* _INFORMATION GIVEN_
○ ○ ○ ○
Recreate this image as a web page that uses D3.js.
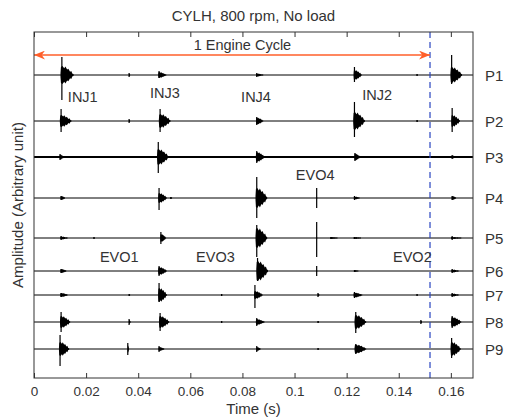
<!DOCTYPE html>
<html>
<head>
<meta charset="utf-8">
<script src="https://cdn.jsdelivr.net/npm/d3@7"></script>
<style>
  body { margin: 0; background: #fff; }
  svg text { font-family: "Liberation Sans", Arial, sans-serif; fill: #333; }
</style>
</head>
<body>
<svg id="chart" width="510" height="419"></svg>
<script>
// trace names and their vertical offsets (arbitrary units)
const traces = ['P1', 'P2', 'P3', 'P4', 'P5', 'P6', 'P7', 'P8', 'P9'];
const offsets = [30.3, 25.7, 22.1, 18.0, 14.0, 10.7, 8.3, 5.6, 2.9];

// bursts per trace: [time (s), peak up, peak down, body length (s), body height]
const bursts = {
  P1: [[0.0107, 1.8, 2.5, 0.0045, 0.9], [0.0365, 0.2, 0.2, 0.0004, 0.15], [0.048, 0.4, 0.3, 0.0028, 0.3],
       [0.0855, 0.2, 0.2, 0.0025, 0.15], [0.123, 0.8, 0.7, 0.0028, 0.5], [0.147, 0.1, 0.1, 0.0003, 0.1],
       [0.1603, 2.0, 0.9, 0.004, 0.8]],
  P2: [[0.0104, 1.2, 1.1, 0.004, 0.6], [0.0365, 0.2, 0.2, 0.0004, 0.15], [0.0484, 1.2, 1.1, 0.004, 0.7],
       [0.0855, 0.4, 0.4, 0.0025, 0.35], [0.123, 1.9, 1.6, 0.004, 0.9], [0.147, 0.1, 0.1, 0.0004, 0.1],
       [0.1605, 1.3, 1.1, 0.003, 0.6]],
  P3: [[0.0100, 0.3, 0.3, 0.0015, 0.25], [0.0477, 1.5, 1.6, 0.004, 0.8], [0.0855, 0.6, 0.6, 0.003, 0.5],
       [0.1232, 0.4, 0.4, 0.002, 0.35], [0.1605, 0.2, 0.2, 0.0015, 0.15]],
  P4: [[0.0104, 0.2, 0.2, 0.0015, 0.2], [0.048, 1.0, 1.2, 0.003, 0.5], [0.0525, 0.1, 0.1, 0.0005, 0.1],
       [0.0855, 2.1, 2.0, 0.004, 1.0], [0.1085, 1.0, 1.0, 0.0002, 0.05], [0.123, 0.2, 0.2, 0.002, 0.15],
       [0.1605, 0.2, 0.2, 0.0015, 0.2]],
  P5: [[0.0104, 0.2, 0.2, 0.0025, 0.15], [0.023, 0.1, 0.1, 0.0003, 0.1], [0.0487, 0.6, 0.6, 0.002, 0.4],
       [0.0855, 1.3, 1.9, 0.004, 1.0], [0.1085, 1.6, 1.9, 0.0002, 0.1], [0.114, 0.1, 0.1, 0.0025, 0.1],
       [0.123, 0.1, 0.1, 0.0025, 0.1], [0.1605, 0.2, 0.2, 0.0035, 0.1]],
  P6: [[0.0104, 0.2, 0.2, 0.002, 0.2], [0.048, 0.5, 0.5, 0.003, 0.4], [0.0858, 1.3, 1.0, 0.004, 1.0],
       [0.1085, 0.5, 0.5, 0.0002, 0.1], [0.123, 0.1, 0.1, 0.0015, 0.1], [0.1605, 0.2, 0.2, 0.0025, 0.15]],
  P7: [[0.0104, 0.2, 0.2, 0.0025, 0.2], [0.0365, 0.1, 0.1, 0.0004, 0.1], [0.048, 1.2, 0.7, 0.003, 0.7],
       [0.072, 0.1, 0.1, 0.0003, 0.1], [0.0848, 1.0, 1.3, 0.003, 0.4], [0.109, 0.2, 0.2, 0.0006, 0.15],
       [0.123, 0.3, 0.3, 0.003, 0.25], [0.147, 0.1, 0.1, 0.0003, 0.1], [0.1605, 0.2, 0.2, 0.0025, 0.15]],
  P8: [[0.0104, 1.0, 1.0, 0.0035, 0.6], [0.0365, 0.3, 0.3, 0.0006, 0.2], [0.0484, 0.9, 0.9, 0.0035, 0.6],
       [0.072, 0.1, 0.1, 0.0003, 0.1], [0.0855, 0.4, 0.4, 0.003, 0.3], [0.109, 0.1, 0.1, 0.0004, 0.1],
       [0.1235, 1.0, 1.1, 0.004, 0.7], [0.1485, 0.2, 0.2, 0.0004, 0.15], [0.1605, 0.6, 0.6, 0.0035, 0.5]],
  P9: [[0.010, 1.4, 1.7, 0.0035, 0.7], [0.036, 0.6, 0.6, 0.0005, 0.4], [0.048, 0.3, 0.3, 0.002, 0.2],
       [0.0855, 0.3, 0.3, 0.0015, 0.2], [0.109, 0.1, 0.1, 0.0003, 0.1], [0.1235, 0.5, 0.5, 0.004, 0.45],
       [0.1603, 1.1, 0.9, 0.0035, 0.7]]
};

// event labels: name, time, level
const eventNames = ['INJ1', 'INJ3', 'INJ4', 'INJ2', 'EVO4', 'EVO1', 'EVO3', 'EVO2'];
const eventTimes = [0.013, 0.0445, 0.0795, 0.126, 0.1005, 0.0253, 0.0622, 0.1378];
const eventLevels = [28.1, 28.5, 28.1, 28.3, 20.3, 12.1, 12.1, 12.1];

const xTicks = [0, 0.02, 0.04, 0.06, 0.08, 0.1, 0.12, 0.14, 0.16];
const cycleEnd = 0.152;
const cycleLevel = 32.3;

const margin = {t: 32, r: 37, b: 41, l: 34};
const width = 510, height = 419;
const w = width - margin.l - margin.r;
const h = height - margin.t - margin.b;

const svg = d3.select('#chart');
const g = svg.append('g').attr('transform', `translate(${margin.l},${margin.t})`);

const scaleX = d3.scaleLinear().domain([0, 0.1685]).range([0, w]);
const scaleY = d3.scaleLinear().domain([0, 34.6]).range([h, 0]);
const unit = scaleY(0) - scaleY(1);

// baselines
g.selectAll('.base')
  .data(traces)
  .join('line')
  .attr('class', 'base')
  .attr('x1', 0).attr('x2', w)
  .attr('y1', (d, i) => scaleY(offsets[i]))
  .attr('y2', (d, i) => scaleY(offsets[i]))
  .attr('stroke', '#000')
  .attr('stroke-width', d => d === 'P3' ? 1.8 : 1);

// burst glyph outline: [fraction of body length, fraction of body height]
const glyph = [[-0.12, 0.2], [-0.08, 0.9], [0.05, 1], [0.2, 0.75], [0.3, 0.95], [0.45, 0.6],
               [0.55, 0.7], [0.7, 0.35], [0.8, 0.45], [0.9, 0.15], [1, 0.1]];

const area = d3.area()
  .x(d => scaleX(d[0]))
  .y0(d => d[2])
  .y1(d => d[1]);

traces.forEach((name, i) => {
  const base = scaleY(offsets[i]);
  const tg = g.append('g').attr('class', 'trace-' + name);
  const data = bursts[name];

  // filled bodies
  tg.selectAll('.body')
    .data(data)
    .join('path')
    .attr('class', 'body')
    .attr('d', b => {
      const [t, up, dn, len, bh] = b;
      const pts = glyph.map(([f, a]) => [t + f * len,
        base - Math.max(a * bh * unit, 0.6), base + Math.max(a * bh * unit, 0.6)]);
      return area(pts);
    })
    .attr('fill', '#000');

  // tall spikes
  tg.selectAll('.spike')
    .data(data)
    .join('line')
    .attr('class', 'spike')
    .attr('x1', b => scaleX(b[0])).attr('x2', b => scaleX(b[0]))
    .attr('y1', b => base - b[1] * unit)
    .attr('y2', b => base + b[2] * unit)
    .attr('stroke', '#000')
    .attr('stroke-width', 1.2);
});

// dashed line at end of the cycle
g.append('line')
  .attr('x1', scaleX(cycleEnd)).attr('x2', scaleX(cycleEnd))
  .attr('y1', 0).attr('y2', h)
  .attr('stroke', '#2a45c0')
  .attr('stroke-width', 1.2)
  .attr('stroke-dasharray', '6,4');

// engine cycle arrow
const defs = svg.append('defs');
['start', 'end'].forEach(k => {
  defs.append('marker')
    .attr('id', 'arrow-' + k)
    .attr('viewBox', '0 0 10 8')
    .attr('refX', k === 'end' ? 10 : 0).attr('refY', 4)
    .attr('markerWidth', 11).attr('markerHeight', 9)
    .attr('markerUnits', 'userSpaceOnUse')
    .attr('orient', 'auto')
    .append('path')
    .attr('d', k === 'end' ? 'M0,0 L10,4 L0,8 L3,4 Z' : 'M10,0 L0,4 L10,8 L7,4 Z')
    .attr('fill', '#ff5f2a');
});
g.append('line')
  .attr('x1', scaleX(0)).attr('x2', scaleX(cycleEnd))
  .attr('y1', scaleY(cycleLevel)).attr('y2', scaleY(cycleLevel))
  .attr('stroke', '#ff5f2a')
  .attr('stroke-width', 1.5)
  .attr('marker-start', 'url(#arrow-start)')
  .attr('marker-end', 'url(#arrow-end)');
g.append('text')
  .attr('x', scaleX(0.08)).attr('y', scaleY(cycleLevel + 1))
  .attr('text-anchor', 'middle').attr('dominant-baseline', 'central')
  .style('font-size', '14.5px')
  .text('1 Engine Cycle');

// event labels
g.selectAll('.event')
  .data(eventNames)
  .join('text')
  .attr('class', 'event')
  .attr('x', (d, i) => scaleX(eventTimes[i]))
  .attr('y', (d, i) => scaleY(eventLevels[i]))
  .attr('dominant-baseline', 'central')
  .style('font-size', '14.5px')
  .text(d => d);

// trace labels on the right
g.selectAll('.tlabel')
  .data(traces)
  .join('text')
  .attr('class', 'tlabel')
  .attr('x', w + 12)
  .attr('y', (d, i) => scaleY(offsets[i]))
  .attr('dominant-baseline', 'central')
  .style('font-size', '15px')
  .text(d => d);

// axes
const fmt = d3.format('~g');
const xAxisB = d3.axisBottom(scaleX).tickValues(xTicks).tickFormat(fmt).tickSizeInner(-5).tickSizeOuter(0).tickPadding(8);
const xAxisT = d3.axisTop(scaleX).tickValues(xTicks).tickFormat('').tickSizeInner(-5).tickSizeOuter(0);

const axB = g.append('g').attr('transform', `translate(0,${h})`).call(xAxisB);
const axT = g.append('g').call(xAxisT);
[axB, axT].forEach(a => {
  a.select('.domain').remove();
  a.selectAll('line').attr('stroke', '#333');
  a.selectAll('text').style('font-size', '13.5px').style('fill', '#333')
    .style('font-family', '"Liberation Sans", Arial, sans-serif');
});

// frame
g.append('rect')
  .attr('width', w).attr('height', h)
  .attr('fill', 'none').attr('stroke', '#333').attr('stroke-width', 1);

// titles
svg.append('text')
  .attr('x', margin.l + w / 2).attr('y', 15)
  .attr('text-anchor', 'middle').attr('dominant-baseline', 'central')
  .style('font-size', '15px')
  .text('CYLH, 800 rpm, No load');
svg.append('text')
  .attr('x', margin.l + w / 2).attr('y', 408)
  .attr('text-anchor', 'middle').attr('dominant-baseline', 'central')
  .style('font-size', '15px')
  .text('Time (s)');
svg.append('text')
  .attr('transform', `translate(17,${margin.t + h / 2}) rotate(-90)`)
  .attr('text-anchor', 'middle').attr('dominant-baseline', 'central')
  .style('font-size', '15px')
  .text('Amplitude (Arbitrary unit)');
</script>
</body>
</html>
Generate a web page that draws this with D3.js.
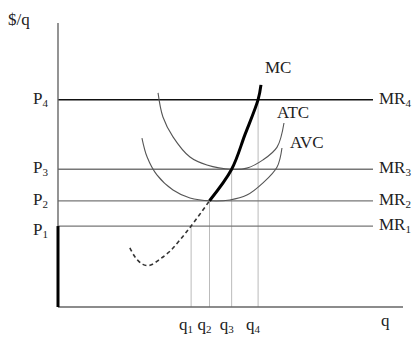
○ ○ ○ ○
* _AIM OF THE EXERCISE_
Collect the complete line wherever the string "this" appears in the records.

* _FINAL RESULT_
Recreate this image as a web page that uses D3.js.
Generate a web page that draws this with D3.js.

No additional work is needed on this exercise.